By John Johnson
BassFan Senior Editor

Patrick Walters had very little knowledge of smallmouth bass when he came to the Bassmaster Elite Series in 2019. The South Carolinian didn't grow up around them, didn't know how they went about their daily business and, frankly, just didn't care much about them.

He suffered some pretty good beatdowns on his first three visits to the St. Lawrence River. Then he started to click with the place in 2022, and he had his way with it last week en route to his second career Elite Series victory with a four-day total of 105 pounds – a record for an all-bronzeback aggregation.

"I never made a check or a cut for three years, but after that I started to slowly get a grasp of it," he said on his drive home Monday. "The bad thing was that it was always the last tournament of the year, so I had to think about it for four or five months."

He discovered that his game plan had to be centered on covering as much water as possible in search of active fish. If he wasn't generating bites quickly, it meant that they either weren't there or they flat-out weren't going to bite and that particular locale amounted to nothing more than a waste of valuable time.

When he found the right group, it wasn't all that difficult to set up and go to work on them.

"I enjoyed catching them, so I buckled down and started taking pride in it, and I got better at it," he said. "Now whenever I go above the Mason-Dixon Line I don't even look at largemouth. I consider them 'trash fish' up there."

Then there was the whole deal with landing hefty smallmouth, which simply won't stop battling until they've spent every bit of their energy. He tweaked his tackle to feature sharper hooks, lighter line and premium-quality spinning combos.

"I needed better rods and the best reels – the Daiwas I'm using have a really good drag system.

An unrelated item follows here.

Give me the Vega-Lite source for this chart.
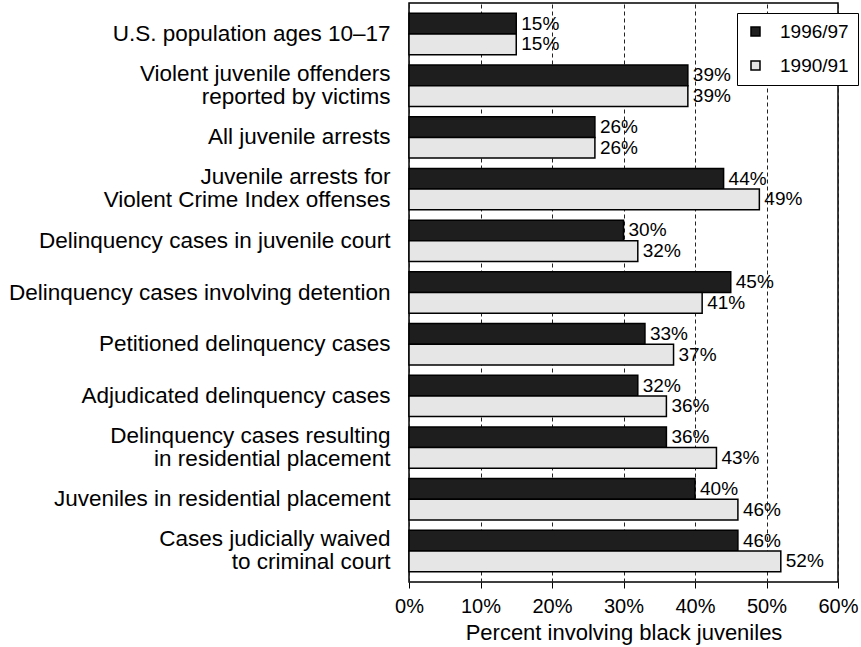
{
  "$schema": "https://vega.github.io/schema/vega-lite/v6.json",
  "width": 429,
  "height": 579,
  "autosize": "none",
  "padding": {"left": 409, "top": 3, "right": 23, "bottom": 65},
  "background": "white",
  "config": {
    "font": "Liberation Sans",
    "view": {"stroke": "black", "strokeWidth": 1.5}
  },
  "data": {
    "values": [
      {"category": "U.S. population ages 10–17", "period": "1996/97", "share": 0.15},
      {"category": "U.S. population ages 10–17", "period": "1990/91", "share": 0.15},
      {"category": "Violent juvenile offenders|reported by victims", "period": "1996/97", "share": 0.39},
      {"category": "Violent juvenile offenders|reported by victims", "period": "1990/91", "share": 0.39},
      {"category": "All juvenile arrests", "period": "1996/97", "share": 0.26},
      {"category": "All juvenile arrests", "period": "1990/91", "share": 0.26},
      {"category": "Juvenile arrests for|Violent Crime Index offenses", "period": "1996/97", "share": 0.44},
      {"category": "Juvenile arrests for|Violent Crime Index offenses", "period": "1990/91", "share": 0.49},
      {"category": "Delinquency cases in juvenile court", "period": "1996/97", "share": 0.30},
      {"category": "Delinquency cases in juvenile court", "period": "1990/91", "share": 0.32},
      {"category": "Delinquency cases involving detention", "period": "1996/97", "share": 0.45},
      {"category": "Delinquency cases involving detention", "period": "1990/91", "share": 0.41},
      {"category": "Petitioned delinquency cases", "period": "1996/97", "share": 0.33},
      {"category": "Petitioned delinquency cases", "period": "1990/91", "share": 0.37},
      {"category": "Adjudicated delinquency cases", "period": "1996/97", "share": 0.32},
      {"category": "Adjudicated delinquency cases", "period": "1990/91", "share": 0.36},
      {"category": "Delinquency cases resulting|in residential placement", "period": "1996/97", "share": 0.36},
      {"category": "Delinquency cases resulting|in residential placement", "period": "1990/91", "share": 0.43},
      {"category": "Juveniles in residential placement", "period": "1996/97", "share": 0.40},
      {"category": "Juveniles in residential placement", "period": "1990/91", "share": 0.46},
      {"category": "Cases judicially waived|to criminal court", "period": "1996/97", "share": 0.46},
      {"category": "Cases judicially waived|to criminal court", "period": "1990/91", "share": 0.52}
    ]
  },
  "encoding": {
    "y": {
      "field": "category",
      "type": "nominal",
      "sort": null,
      "scale": {"paddingInner": 0.2, "paddingOuter": 0.2},
      "axis": {
        "title": null,
        "labelExpr": "split(datum.label, '|')",
        "labelFontSize": 22.5,
        "labelColor": "black",
        "labelPadding": 19,
        "labelLineHeight": 23,
        "labelLimit": 420,
        "labelBaseline": {"condition": {"test": "indexof(datum.value, '|') >= 0", "value": "line-bottom"}, "value": "middle"},
        "ticks": false,
        "domain": false
      }
    },
    "yOffset": {"field": "period", "type": "nominal", "sort": ["1996/97", "1990/91"]},
    "x": {
      "field": "share",
      "type": "quantitative",
      "scale": {"domain": [0, 0.6]},
      "axis": {
        "format": ".0%",
        "values": [0, 0.1, 0.2, 0.3, 0.4, 0.5, 0.6],
        "title": "Percent involving black juveniles",
        "titleFontSize": 22,
        "titleFontWeight": "normal",
        "titleColor": "black",
        "titlePadding": 6,
        "labelFontSize": 20,
        "labelColor": "black",
        "labelPadding": 8,
        "labelFlush": false,
        "labelOverlap": false,
        "grid": true,
        "gridColor": "#222222",
        "gridDash": [4, 3],
        "gridWidth": 1,
        "tickColor": "black",
        "tickSize": 6,
        "domain": false
      }
    }
  },
  "layer": [
    {
      "mark": {"type": "bar", "stroke": "black", "strokeWidth": 1.5},
      "encoding": {
        "color": {
          "field": "period",
          "type": "nominal",
          "scale": {"domain": ["1996/97", "1990/91"], "range": ["#1e1e1e", "#e6e6e6"]},
          "legend": {
            "orient": "none",
            "legendX": 328,
            "legendY": 10,
            "title": null,
            "strokeColor": "black",
            "fillColor": "white",
            "padding": 9,
            "labelFontSize": 19,
            "labelColor": "black",
            "labelOffset": 15,
            "symbolType": "square",
            "symbolSize": 81,
            "rowPadding": 14,
            "encode": {
              "symbols": {
                "update": {
                  "fill": {"value": "#d4d4d4"},
                  "stroke": {"value": "black"},
                  "strokeWidth": {"value": 1.3},
                  "opacity": {"value": 1}
                }
              }
            }
          }
        }
      }
    },
    {
      "mark": {"type": "text", "align": "left", "baseline": "middle", "dx": 5, "fontSize": 19, "color": "black"},
      "encoding": {
        "text": {"field": "share", "type": "quantitative", "format": ".0%"}
      }
    }
  ]
}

You've gotta play 'em out or else you're going to end up losing a bunch of them."

When competition got under way last Thursday, he opted to spend Day 1 in the river rather than run out into Lake Ontario and allow his equipment to take a beating from the powerful winds. He hoped to sack up 20 pounds, but instead weighed almost 25 – a bag that was highlighted by a 6-pounder.

He went to the lake on each of the succeeding days and boxed 27-03, 28-05 and 24-10. He fished 10 to 15 spots with a dropshot each day, mostly long points and shallow shoals. His fish came from the 20- to 30-foot depth range.

"On some places I had some company, but on my main area I had none and that really helped me," he said. "It allowed me to fish pretty free and I could move around.

"On the second day I was done by 10:30 and I pre-fished the rest of the day, and on Day 3 I was pre-fishing by 11. I kept covering new water and finding other areas and on the fourth day most of my fish came off new areas I'd found."

The dropshot accounted for 19 of the 20 fish he took to the scale (he enticed one with a Damiki rig). He had success catching quality fish during the three-day practice period on a Ned rig, but he said he couldn't get anything to bite that offering during the tournament and he has no clue as to why.

He employed a variety of soft-plastics on the dropshot.

"That didn't really matter; I was varying the shapes and sizes depending on how the fish were acting," he said. "I based the colors on the conditions – if it was sunny I'd go with black or green-pumpkin and when it was cloudy I'd use white and some other natural colors.

"Just staying open-minded, fishing the conditions every day and finding active groups of fish were the biggest keys. Where those fish were at yesterday, you won't catch them there today."

With the highest possible finish in the season's final event, he won't have that bad taste in his mouth as he starts his off-season and can focus his mind on other pursuits.

"Pretty soon it's going to be a bad day to be a deer," he said.

Gear Notes

> Dropshot gear: 7' medium-light Daiwa Tatula Elite rod, Daiwa Tatula MQ4000 spinning reel, 6-pound Sufix braid (main line), 8-pound Sufix Advance fluorocarbon leader, size 2 VMC Finesse Neko hook, 3/8-ounce VMC dropshot weight, various soft-plastic baits.